Overall we anticipate that 2016 was the bottom in terms of growth in GCC construction markets. The year saw that initial expectations that the wealthy GCC markets could sustain their infrastructure project pipelines during a sustained period of lower oil prices was untrue and planned projects began a period of rationalisation.
There has been pain in some markets notably Saudi Arabia, which we forecast went into recession over 2016 but 2016 also saw markets begin a fundamental transformation which should set them on the path of more sustainable growth as they look to increasingly tap the private sector.
That said, 2017 will still be challenging as markets are not yet attractive enough
to generally attract massive infrastructure investment and governments remain very selective in which projects they finance. There will be a heavy focus on cost efficiency and margins at construction firms will be under even more pressure than ever.

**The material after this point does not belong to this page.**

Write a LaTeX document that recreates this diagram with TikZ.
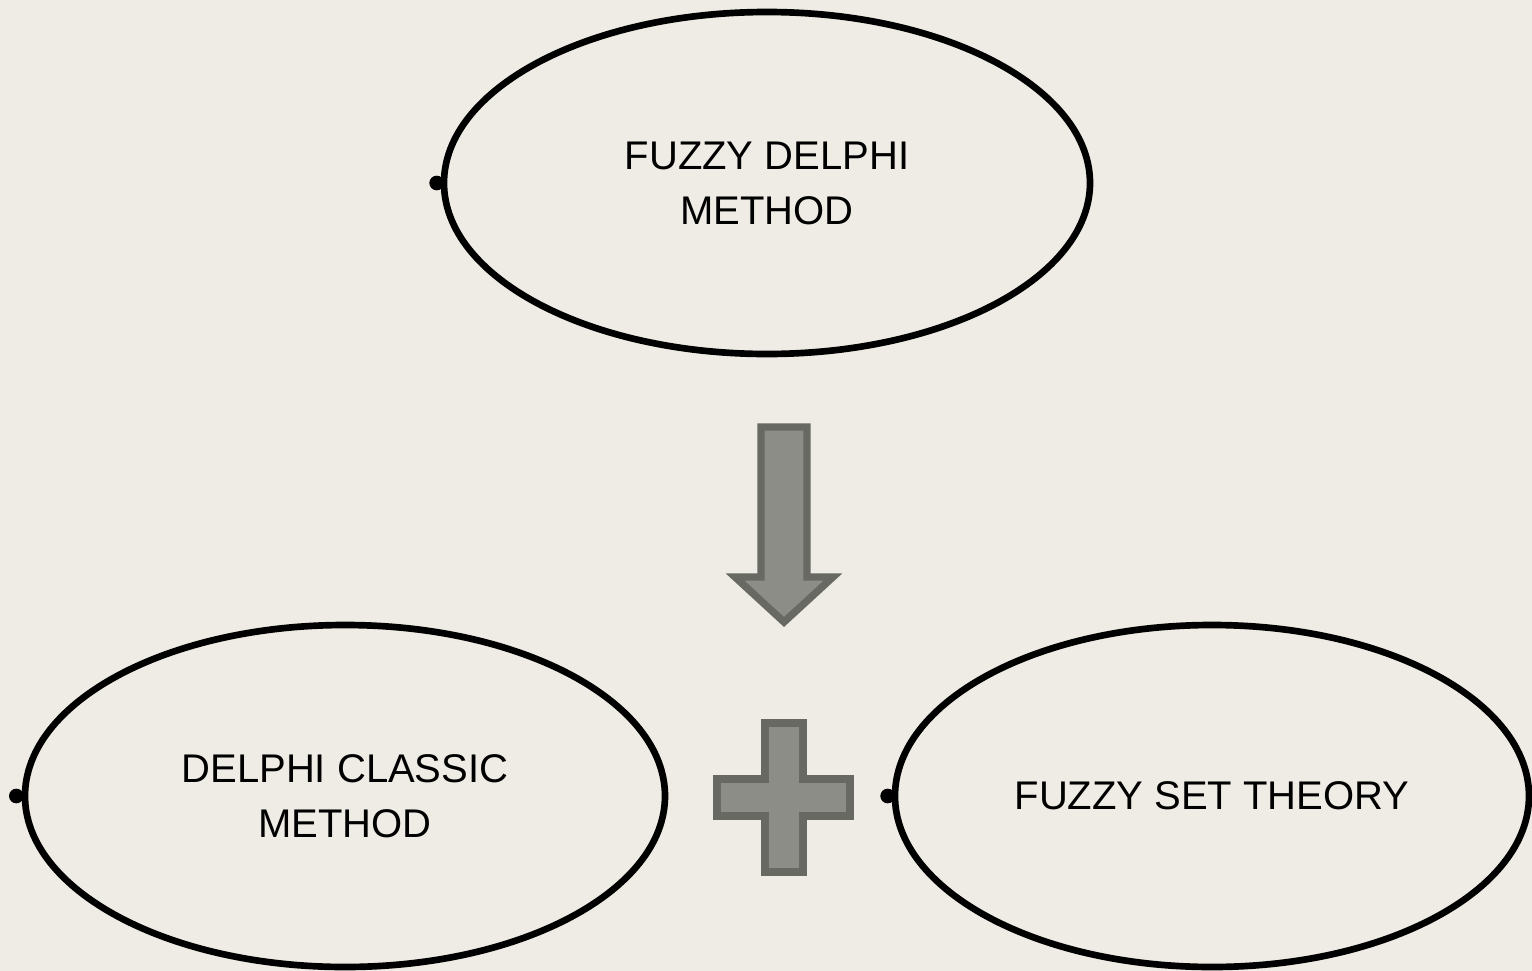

To find the best opportunities, firms should look to those projects which are key for economic diversification. For example, freight rail projects connecting to ports over long distance passenger rail.
In particular though, we highlight the industrial construction sector in 2017, as we expect GCC countries will seek to move further downstream into the petrochemical sector to capitalise on growing demand for plastics at a time when excess refining capacity combined with tepid demand for refined fuels weighs on margins in the refining industry.
While each GCC country will view expansion in the petrochemicals space as a means to accelerate economic diversification, Saudi Arabia and the United Arab Emirates in particular announced ambitious growth targets.